begin Information supplied
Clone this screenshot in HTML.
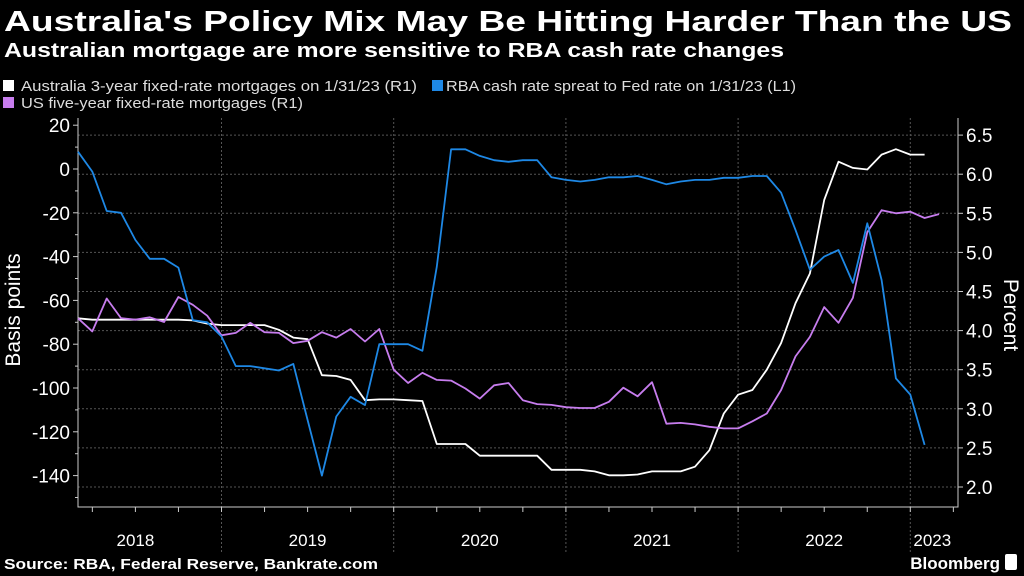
<!DOCTYPE html>
<html><head><meta charset="utf-8"><style>
body{margin:0;background:#000;width:1024px;height:576px;overflow:hidden;font-family:"Liberation Sans",sans-serif;color:#fff}
svg{position:absolute;left:0;top:0}
</style></head><body>
<svg width="1024" height="576">
<text x="4" y="31" font-size="29" font-weight="bold" fill="#fff" textLength="1008" lengthAdjust="spacingAndGlyphs">Australia's Policy Mix May Be Hitting Harder Than the US</text>
<text x="4" y="57" font-size="20" font-weight="bold" fill="#fff" textLength="780" lengthAdjust="spacingAndGlyphs">Australian mortgage are more sensitive to RBA cash rate changes</text>
<g font-size="15" fill="#ddd">
<rect x="3" y="80" width="11" height="11" fill="#fff"/>
<text x="21" y="91" textLength="396" lengthAdjust="spacingAndGlyphs">Australia 3-year fixed-rate mortgages on 1/31/23 (R1)</text>
<rect x="432" y="80" width="11" height="11" fill="#1e88e5"/>
<text x="446" y="91" textLength="350" lengthAdjust="spacingAndGlyphs">RBA cash rate spreat to Fed rate on 1/31/23 (L1)</text>
<rect x="3" y="97" width="11" height="11" fill="#c77dee"/>
<text x="21" y="108" textLength="282" lengthAdjust="spacingAndGlyphs">US five-year fixed-rate mortgages (R1)</text>
</g>
<g id="grid"></g><g id="axes"></g><g id="series"></g>
<text transform="translate(20,310) rotate(-90)" text-anchor="middle" font-size="21" fill="#fff">Basis points</text>
<text transform="translate(1004,315) rotate(90)" text-anchor="middle" font-size="21" fill="#fff">Percent</text>
<text x="4" y="569" font-size="15" font-weight="bold" fill="#fff" textLength="374" lengthAdjust="spacingAndGlyphs">Source: RBA, Federal Reserve, Bankrate.com</text>
<text x="1000" y="569" text-anchor="end" font-size="17" font-weight="bold" fill="#fff">Bloomberg</text>
<rect x="1005" y="554" width="12" height="16" rx="2" fill="#fff"/>
</svg>
<script>
const rbaSpread=[7.9,-1.2,-19.2,-20,-32.4,-41,-41,-45,-69,-70,-76.5,-90,-90,-91,-92,-89,-114.6,-140,-113,-104,-107.8,-80,-80,-80,-83,-44.6,9,9,6,4,3.3,4,4,-3.8,-5,-5.7,-5,-3.8,-3.8,-3.2,-5,-7,-5.7,-5,-5,-4,-4,-3.2,-3.2,-10.8,-27.8,-46,-40,-37,-52,-24.8,-50.7,-95.6,-103,-126];
const ausMortgage=[4.157,4.14,4.14,4.14,4.14,4.14,4.14,4.14,4.13,4.09,4.07,4.07,4.07,4.07,4.01,3.91,3.89,3.43,3.42,3.37,3.11,3.12,3.12,3.11,3.10,2.55,2.55,2.55,2.40,2.40,2.40,2.40,2.40,2.22,2.22,2.22,2.20,2.15,2.15,2.16,2.20,2.20,2.20,2.26,2.47,2.94,3.18,3.24,3.50,3.84,4.35,4.73,5.67,6.16,6.08,6.06,6.25,6.32,6.25,6.25];
const usMortgage=[4.157,3.99,4.41,4.16,4.14,4.17,4.11,4.43,4.33,4.19,3.94,3.97,4.10,3.98,3.97,3.84,3.87,3.98,3.91,4.02,3.86,4.02,3.50,3.33,3.46,3.37,3.36,3.26,3.13,3.30,3.33,3.11,3.06,3.05,3.02,3.01,3.01,3.09,3.27,3.16,3.34,2.81,2.82,2.80,2.77,2.75,2.75,2.84,2.94,3.24,3.67,3.92,4.30,4.10,4.42,5.26,5.54,5.50,5.52,5.44,5.49];
const leftTicks=[20,0,-20,-40,-60,-80,-100,-120,-140];
const rightTicks=[6.5,6.0,5.5,5.0,4.5,4.0,3.5,3.0,2.5,2.0];
const years=["2018","2019","2020","2021","2022","2023"];
const yearStartIdx=[-2,10,22,34,46,58];
const X0=78,X1=958,YT=118,YB=507,STEP=14.35;
const xS=i=>X0+i*STEP;
const yL=v=>169-v*2.19;
const yR=v=>487-(v-2)*78.2;
const NS="http://www.w3.org/2000/svg";
function mk(p,t,a){const e=document.createElementNS(NS,t);for(const k in a)e.setAttribute(k,a[k]);p.appendChild(e);return e;}
const grid=document.getElementById('grid'),axes=document.getElementById('axes'),ser=document.getElementById('series');
rightTicks.forEach(v=>{const y=yR(v);
 const l=mk(grid,'line',{x1:X0,x2:X1,y1:y,y2:y,stroke:'#555','stroke-dasharray':'2,2','stroke-width':1});
 
 
 const t=mk(axes,'line',{x1:X1,x2:X1+5,y1:y,y2:y,stroke:'#ccc'});
 
 
 const tx=mk(axes,'text',{x:X1+8,y:y+7,'font-size':19,fill:'#fff'});tx.textContent=v.toFixed(1);
 
 
});
for(let v=-150;v<=20;v+=10){const y=yL(v);if(y<YT||y>YB)continue;
 const t=mk(axes,'line',{x1:X0-(v%20===0?5:3),x2:X0,y1:y,y2:y,stroke:'#ccc'});
 
 }
leftTicks.forEach(v=>{const y=yL(v);
 const tx=mk(axes,'text',{x:X0-8,y:y+7,'font-size':19,fill:'#fff','text-anchor':'end'});tx.textContent=v;
 
 });
yearStartIdx.forEach((s,k)=>{const x=xS(s);
 if(k>0){const l=mk(grid,'line',{x1:x,x2:x,y1:YT,y2:552,stroke:'#555','stroke-dasharray':'2,2'});
 
 }
 const xe=k<years.length-1?xS(yearStartIdx[k+1]):X1;
 const cx=k===years.length-1?x+22:(x+xe)/2;
 const tx=mk(axes,'text',{x:cx,y:546,'font-size':17,fill:'#fff','text-anchor':'middle'});tx.textContent=years[k];
 
 
});
for(let i=1;i<62;i+=3){const x=xS(i);if(x>X1)break;
 const t=mk(axes,'line',{x1:x,x2:x,y1:YB,y2:YB+5,stroke:'#ccc'});
 
 }
const ax=mk(axes,'path',{d:`M${X0},${YT} V${YB} H${X1} V${YT}`,stroke:'#ccc',fill:'none'});


function line(arr,yf,col,name){const d=arr.map((v,i)=>(i?'L':'M')+xS(i).toFixed(1)+','+yf(v).toFixed(1)).join(' ');
 const p=mk(ser,'path',{d:d,stroke:col,'stroke-width':1.8,fill:'none','stroke-linejoin':'round'});
 
 }
line(ausMortgage,yR,'#ffffff','series-australia-mortgage');
line(usMortgage,yR,'#c77dee','series-us-mortgage');
line(rbaSpread,yL,'#1e88e5','series-rba-spread');
</script>
</body></html>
end Information supplied
• [Stated problem]:
The data above should be repeated exactly, minus any pictures.

• [Final result]:
Clone this screenshot in HTML.
<!DOCTYPE html>
<html><head><meta charset="utf-8"><style>
body{margin:0;background:#000;width:1024px;height:576px;overflow:hidden;font-family:"Liberation Sans",sans-serif;color:#fff}
svg{position:absolute;left:0;top:0}
</style></head><body>
<svg width="1024" height="576">
<text x="4" y="31" font-size="29" font-weight="bold" fill="#fff" textLength="1008" lengthAdjust="spacingAndGlyphs">Australia's Policy Mix May Be Hitting Harder Than the US</text>
<text x="4" y="57" font-size="20" font-weight="bold" fill="#fff" textLength="780" lengthAdjust="spacingAndGlyphs">Australian mortgage are more sensitive to RBA cash rate changes</text>
<g font-size="15" fill="#ddd">
<rect x="3" y="80" width="11" height="11" fill="#fff"/>
<text x="21" y="91" textLength="396" lengthAdjust="spacingAndGlyphs">Australia 3-year fixed-rate mortgages on 1/31/23 (R1)</text>
<rect x="432" y="80" width="11" height="11" fill="#1e88e5"/>
<text x="446" y="91" textLength="350" lengthAdjust="spacingAndGlyphs">RBA cash rate spreat to Fed rate on 1/31/23 (L1)</text>
<rect x="3" y="97" width="11" height="11" fill="#c77dee"/>
<text x="21" y="108" textLength="282" lengthAdjust="spacingAndGlyphs">US five-year fixed-rate mortgages (R1)</text>
</g>
<g id="grid"></g><g id="axes"></g><g id="series"></g>
<text transform="translate(20,310) rotate(-90)" text-anchor="middle" font-size="21" fill="#fff">Basis points</text>
<text transform="translate(1004,315) rotate(90)" text-anchor="middle" font-size="21" fill="#fff">Percent</text>
<text x="4" y="569" font-size="15" font-weight="bold" fill="#fff" textLength="374" lengthAdjust="spacingAndGlyphs">Source: RBA, Federal Reserve, Bankrate.com</text>
<text x="1000" y="569" text-anchor="end" font-size="17" font-weight="bold" fill="#fff">Bloomberg</text>
<rect x="1005" y="554" width="12" height="16" rx="2" fill="#fff"/>
</svg>
<script>
const rbaSpread=[7.9,-1.2,-19.2,-20,-32.4,-41,-41,-45,-69,-70,-76.5,-90,-90,-91,-92,-89,-114.6,-140,-113,-104,-107.8,-80,-80,-80,-83,-44.6,9,9,6,4,3.3,4,4,-3.8,-5,-5.7,-5,-3.8,-3.8,-3.2,-5,-7,-5.7,-5,-5,-4,-4,-3.2,-3.2,-10.8,-27.8,-46,-40,-37,-52,-24.8,-50.7,-95.6,-103,-126];
const ausMortgage=[4.157,4.14,4.14,4.14,4.14,4.14,4.14,4.14,4.13,4.09,4.07,4.07,4.07,4.07,4.01,3.91,3.89,3.43,3.42,3.37,3.11,3.12,3.12,3.11,3.10,2.55,2.55,2.55,2.40,2.40,2.40,2.40,2.40,2.22,2.22,2.22,2.20,2.15,2.15,2.16,2.20,2.20,2.20,2.26,2.47,2.94,3.18,3.24,3.50,3.84,4.35,4.73,5.67,6.16,6.08,6.06,6.25,6.32,6.25,6.25];
const usMortgage=[4.157,3.99,4.41,4.16,4.14,4.17,4.11,4.43,4.33,4.19,3.94,3.97,4.10,3.98,3.97,3.84,3.87,3.98,3.91,4.02,3.86,4.02,3.50,3.33,3.46,3.37,3.36,3.26,3.13,3.30,3.33,3.11,3.06,3.05,3.02,3.01,3.01,3.09,3.27,3.16,3.34,2.81,2.82,2.80,2.77,2.75,2.75,2.84,2.94,3.24,3.67,3.92,4.30,4.10,4.42,5.26,5.54,5.50,5.52,5.44,5.49];
const leftTicks=[20,0,-20,-40,-60,-80,-100,-120,-140];
const rightTicks=[6.5,6.0,5.5,5.0,4.5,4.0,3.5,3.0,2.5,2.0];
const years=["2018","2019","2020","2021","2022","2023"];
const yearStartIdx=[-2,10,22,34,46,58];
const X0=78,X1=958,YT=118,YB=507,STEP=14.35;
const xS=i=>X0+i*STEP;
const yL=v=>169-v*2.19;
const yR=v=>487-(v-2)*78.2;
const NS="http://www.w3.org/2000/svg";
function mk(p,t,a){const e=document.createElementNS(NS,t);for(const k in a)e.setAttribute(k,a[k]);p.appendChild(e);return e;}
const grid=document.getElementById('grid'),axes=document.getElementById('axes'),ser=document.getElementById('series');
rightTicks.forEach(v=>{const y=yR(v);
 const l=mk(grid,'line',{x1:X0,x2:X1,y1:y,y2:y,stroke:'#555','stroke-dasharray':'2,2','stroke-width':1});
 
 
 const t=mk(axes,'line',{x1:X1,x2:X1+5,y1:y,y2:y,stroke:'#ccc'});
 
 
 const tx=mk(axes,'text',{x:X1+8,y:y+7,'font-size':19,fill:'#fff'});tx.textContent=v.toFixed(1);
 
 
});
for(let v=-150;v<=20;v+=10){const y=yL(v);if(y<YT||y>YB)continue;
 const t=mk(axes,'line',{x1:X0-(v%20===0?5:3),x2:X0,y1:y,y2:y,stroke:'#ccc'});
 
 }
leftTicks.forEach(v=>{const y=yL(v);
 const tx=mk(axes,'text',{x:X0-8,y:y+7,'font-size':19,fill:'#fff','text-anchor':'end'});tx.textContent=v;
 
 });
yearStartIdx.forEach((s,k)=>{const x=xS(s);
 if(k>0){const l=mk(grid,'line',{x1:x,x2:x,y1:YT,y2:552,stroke:'#555','stroke-dasharray':'2,2'});
 
 }
 const xe=k<years.length-1?xS(yearStartIdx[k+1]):X1;
 const cx=k===years.length-1?x+22:(x+xe)/2;
 const tx=mk(axes,'text',{x:cx,y:546,'font-size':17,fill:'#fff','text-anchor':'middle'});tx.textContent=years[k];
 
 
});
for(let i=1;i<62;i+=3){const x=xS(i);if(x>X1)break;
 const t=mk(axes,'line',{x1:x,x2:x,y1:YB,y2:YB+5,stroke:'#ccc'});
 
 }
const ax=mk(axes,'path',{d:`M${X0},${YT} V${YB} H${X1} V${YT}`,stroke:'#ccc',fill:'none'});


function line(arr,yf,col,name){const d=arr.map((v,i)=>(i?'L':'M')+xS(i).toFixed(1)+','+yf(v).toFixed(1)).join(' ');
 const p=mk(ser,'path',{d:d,stroke:col,'stroke-width':1.8,fill:'none','stroke-linejoin':'round'});
 
 }
line(ausMortgage,yR,'#ffffff','series-australia-mortgage');
line(usMortgage,yR,'#c77dee','series-us-mortgage');
line(rbaSpread,yL,'#1e88e5','series-rba-spread');
</script>
</body></html>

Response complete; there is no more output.